### What is being asked
Skip the pictures and extract all of the lines exactly as written.
● ● ● ● ●
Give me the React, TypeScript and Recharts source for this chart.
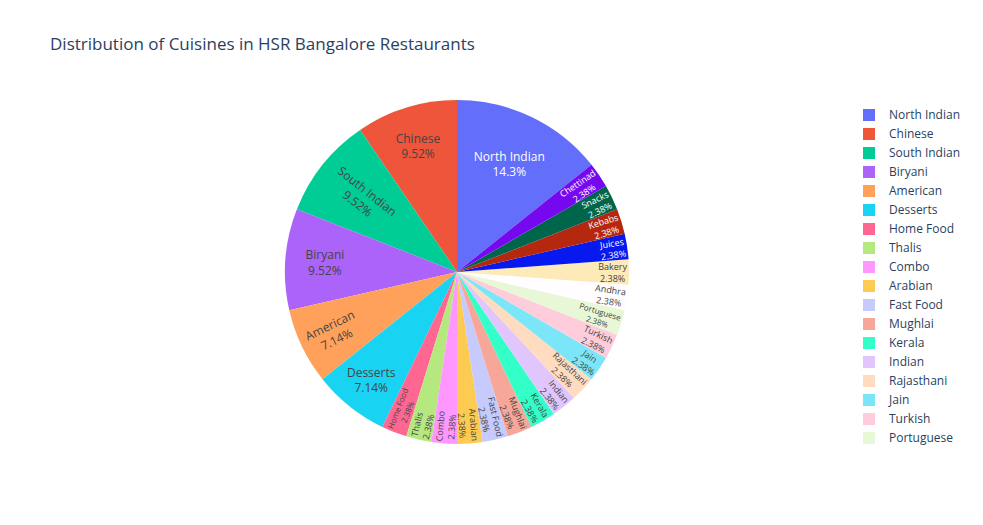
import React from 'react';
import { Cell, Legend, Pie, PieChart } from 'recharts';

// data (restaurant counts per cuisine)
const cuisines = [
  'North Indian', 'Chinese', 'South Indian', 'Biryani', 'American', 'Desserts',
  'Home Food', 'Thalis', 'Combo', 'Arabian', 'Fast Food', 'Mughlai', 'Kerala',
  'Indian', 'Rajasthani', 'Jain', 'Turkish', 'Portuguese', 'Andhra', 'Bakery',
  'Juices', 'Kebabs', 'Snacks', 'Chettinad',
];
const counts = [6, 4, 4, 4, 3, 3, 1, 1, 1, 1, 1, 1, 1, 1, 1, 1, 1, 1, 1, 1, 1, 1, 1, 1];

// plotly colorway, extended lighter / darker
const colors = [
  '#636efa', '#EF553B', '#00cc96', '#ab63fa', '#FFA15A', '#19d3f3', '#FF6692', '#B6E880', '#FF97FF', '#FECB52',
  '#c6cafd', '#f7a799', '#33ffc9', '#e0c6fd', '#ffdbc0', '#7ae6f8', '#ffccdb', '#e8f8d6', '#fffdff', '#fee9b8',
  '#0819ef', '#b5270f', '#00664b', '#7608ef',
];

const FONT = '"Open Sans", verdana, arial, sans-serif';
const TEXT = '#2a3f5f';
const LEGEND_ROWS = 18;
const radialBig = new Set(['South Indian', 'American']);

const data = cuisines.map((name, i) => ({ name, value: counts[i] }));
const total = counts.reduce((a, b) => a + b, 0);
const start = 90 - (360 * counts[0]) / total;

const isLight = (hex: string) => {
  const h = hex.replace('#', '');
  const r = parseInt(h.slice(0, 2), 16);
  const g = parseInt(h.slice(2, 4), 16);
  const b = parseInt(h.slice(4, 6), 16);
  return (r * 299 + g * 587 + b * 114) / 1000 >= 128;
};

// width of a string at 1px font size
const ctx = typeof document !== 'undefined' ? document.createElement('canvas').getContext('2d') : null;
const unitWidth = (s: string) => {
  if (!ctx) return s.length * 0.55;
  ctx.font = '100px "Open Sans"';
  return ctx.measureText(s).width / 100;
};

const renderLabel = (props: any) => {
  const { cx, cy, midAngle, outerRadius, percent, name, value, index } = props;
  const small = value === 1;
  let a = midAngle % 360;
  if (a < 0) a += 360;
  const pct = (percent * 100).toPrecision(3) + '%';
  const horizontal = small ? a < 4 || a > 356 : !radialBig.has(name);

  let fs = 12;
  let r: number;
  if (small) {
    const w1 = Math.max(unitWidth(name), unitWidth(pct));
    fs = Math.min(9, 43 / w1);
    r = outerRadius - (w1 * fs) / 2 - 2;
  } else {
    const k = value >= 6 ? 0.7 : name === 'South Indian' ? 0.7 : value >= 4 ? 0.77 : 0.8;
    r = outerRadius * k;
  }
  const x = cx + r * Math.cos((-a * Math.PI) / 180);
  const y = cy + r * Math.sin((-a * Math.PI) / 180);
  let rot = 0;
  if (!horizontal) rot = a > 90 && a < 270 ? 180 - a : a >= 270 ? 360 - a : -a;
  const lh = fs * 1.3;
  const fill = isLight(colors[index]) ? '#444' : '#fff';
  return (
    <text
      x={x}
      y={y}
      textAnchor="middle"
      dominantBaseline="central"
      transform={`rotate(${rot} ${x} ${y})`}
      fill={fill}
      style={{ fontFamily: FONT, fontSize: fs }}
    >
      <tspan x={x} y={y - lh / 2}>{name}</tspan>
      <tspan x={x} y={y + lh / 2}>{pct}</tspan>
    </text>
  );
};

const renderLegend = (props: any) => {
  const items = [...(props.payload || [])]
    .sort((p: any, q: any) => cuisines.indexOf(p.value) - cuisines.indexOf(q.value))
    .slice(0, LEGEND_ROWS);
  return (
    <div>
      {items.map((it: any, i: number) => (
        <div key={i} style={{ height: 19, display: 'flex', alignItems: 'center' }}>
          <span style={{ display: 'inline-block', width: 12, height: 12, marginLeft: 8, background: it.color }} />
          <span style={{ marginLeft: 14, fontFamily: FONT, fontSize: 12, color: TEXT, whiteSpace: 'nowrap' }}>
            {it.value}
          </span>
        </div>
      ))}
    </div>
  );
};

export default function App() {
  return (
    <div style={{ position: 'absolute', left: 0, top: 0, width: 983, height: 525, background: '#fff' }}>
      <div
        style={{
          position: 'absolute', left: 50, top: 35, fontFamily: FONT, fontSize: 17,
          lineHeight: '17px', color: TEXT, whiteSpace: 'nowrap',
        }}
      >
        Distribution of Cuisines in HSR Bangalore Restaurants
      </div>
      <PieChart width={983} height={525} margin={{ top: 0, right: 0, bottom: 0, left: 0 }}>
        <Pie
          data={data}
          dataKey="value"
          nameKey="name"
          cx={457}
          cy={272}
          outerRadius={172}
          startAngle={start}
          endAngle={start + 360}
          stroke="none"
          labelLine={false}
          label={renderLabel}
          isAnimationActive={false}
        >
          {data.map((d, i) => (
            <Cell key={d.name} fill={colors[i]} />
          ))}
        </Pie>
        <Legend
          layout="vertical"
          align="right"
          verticalAlign="top"
          content={renderLegend}
          wrapperStyle={{ position: 'absolute', left: 855, top: 105, width: 128 }}
        />
      </PieChart>
    </div>
  );
}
● ● ● ● ●
### Task output
Give me the React, TypeScript and Recharts source for this chart.
import React from 'react';
import { Cell, Legend, Pie, PieChart } from 'recharts';

// data (restaurant counts per cuisine)
const cuisines = [
  'North Indian', 'Chinese', 'South Indian', 'Biryani', 'American', 'Desserts',
  'Home Food', 'Thalis', 'Combo', 'Arabian', 'Fast Food', 'Mughlai', 'Kerala',
  'Indian', 'Rajasthani', 'Jain', 'Turkish', 'Portuguese', 'Andhra', 'Bakery',
  'Juices', 'Kebabs', 'Snacks', 'Chettinad',
];
const counts = [6, 4, 4, 4, 3, 3, 1, 1, 1, 1, 1, 1, 1, 1, 1, 1, 1, 1, 1, 1, 1, 1, 1, 1];

// plotly colorway, extended lighter / darker
const colors = [
  '#636efa', '#EF553B', '#00cc96', '#ab63fa', '#FFA15A', '#19d3f3', '#FF6692', '#B6E880', '#FF97FF', '#FECB52',
  '#c6cafd', '#f7a799', '#33ffc9', '#e0c6fd', '#ffdbc0', '#7ae6f8', '#ffccdb', '#e8f8d6', '#fffdff', '#fee9b8',
  '#0819ef', '#b5270f', '#00664b', '#7608ef',
];

const FONT = '"Open Sans", verdana, arial, sans-serif';
const TEXT = '#2a3f5f';
const LEGEND_ROWS = 18;
const radialBig = new Set(['South Indian', 'American']);

const data = cuisines.map((name, i) => ({ name, value: counts[i] }));
const total = counts.reduce((a, b) => a + b, 0);
const start = 90 - (360 * counts[0]) / total;

const isLight = (hex: string) => {
  const h = hex.replace('#', '');
  const r = parseInt(h.slice(0, 2), 16);
  const g = parseInt(h.slice(2, 4), 16);
  const b = parseInt(h.slice(4, 6), 16);
  return (r * 299 + g * 587 + b * 114) / 1000 >= 128;
};

// width of a string at 1px font size
const ctx = typeof document !== 'undefined' ? document.createElement('canvas').getContext('2d') : null;
const unitWidth = (s: string) => {
  if (!ctx) return s.length * 0.55;
  ctx.font = '100px "Open Sans"';
  return ctx.measureText(s).width / 100;
};

const renderLabel = (props: any) => {
  const { cx, cy, midAngle, outerRadius, percent, name, value, index } = props;
  const small = value === 1;
  let a = midAngle % 360;
  if (a < 0) a += 360;
  const pct = (percent * 100).toPrecision(3) + '%';
  const horizontal = small ? a < 4 || a > 356 : !radialBig.has(name);

  let fs = 12;
  let r: number;
  if (small) {
    const w1 = Math.max(unitWidth(name), unitWidth(pct));
    fs = Math.min(9, 43 / w1);
    r = outerRadius - (w1 * fs) / 2 - 2;
  } else {
    const k = value >= 6 ? 0.7 : name === 'South Indian' ? 0.7 : value >= 4 ? 0.77 : 0.8;
    r = outerRadius * k;
  }
  const x = cx + r * Math.cos((-a * Math.PI) / 180);
  const y = cy + r * Math.sin((-a * Math.PI) / 180);
  let rot = 0;
  if (!horizontal) rot = a > 90 && a < 270 ? 180 - a : a >= 270 ? 360 - a : -a;
  const lh = fs * 1.3;
  const fill = isLight(colors[index]) ? '#444' : '#fff';
  return (
    <text
      x={x}
      y={y}
      textAnchor="middle"
      dominantBaseline="central"
      transform={`rotate(${rot} ${x} ${y})`}
      fill={fill}
      style={{ fontFamily: FONT, fontSize: fs }}
    >
      <tspan x={x} y={y - lh / 2}>{name}</tspan>
      <tspan x={x} y={y + lh / 2}>{pct}</tspan>
    </text>
  );
};

const renderLegend = (props: any) => {
  const items = [...(props.payload || [])]
    .sort((p: any, q: any) => cuisines.indexOf(p.value) - cuisines.indexOf(q.value))
    .slice(0, LEGEND_ROWS);
  return (
    <div>
      {items.map((it: any, i: number) => (
        <div key={i} style={{ height: 19, display: 'flex', alignItems: 'center' }}>
          <span style={{ display: 'inline-block', width: 12, height: 12, marginLeft: 8, background: it.color }} />
          <span style={{ marginLeft: 14, fontFamily: FONT, fontSize: 12, color: TEXT, whiteSpace: 'nowrap' }}>
            {it.value}
          </span>
        </div>
      ))}
    </div>
  );
};

export default function App() {
  return (
    <div style={{ position: 'absolute', left: 0, top: 0, width: 983, height: 525, background: '#fff' }}>
      <div
        style={{
          position: 'absolute', left: 50, top: 35, fontFamily: FONT, fontSize: 17,
          lineHeight: '17px', color: TEXT, whiteSpace: 'nowrap',
        }}
      >
        Distribution of Cuisines in HSR Bangalore Restaurants
      </div>
      <PieChart width={983} height={525} margin={{ top: 0, right: 0, bottom: 0, left: 0 }}>
        <Pie
          data={data}
          dataKey="value"
          nameKey="name"
          cx={457}
          cy={272}
          outerRadius={172}
          startAngle={start}
          endAngle={start + 360}
          stroke="none"
          labelLine={false}
          label={renderLabel}
          isAnimationActive={false}
        >
          {data.map((d, i) => (
            <Cell key={d.name} fill={colors[i]} />
          ))}
        </Pie>
        <Legend
          layout="vertical"
          align="right"
          verticalAlign="top"
          content={renderLegend}
          wrapperStyle={{ position: 'absolute', left: 855, top: 105, width: 128 }}
        />
      </PieChart>
    </div>
  );
}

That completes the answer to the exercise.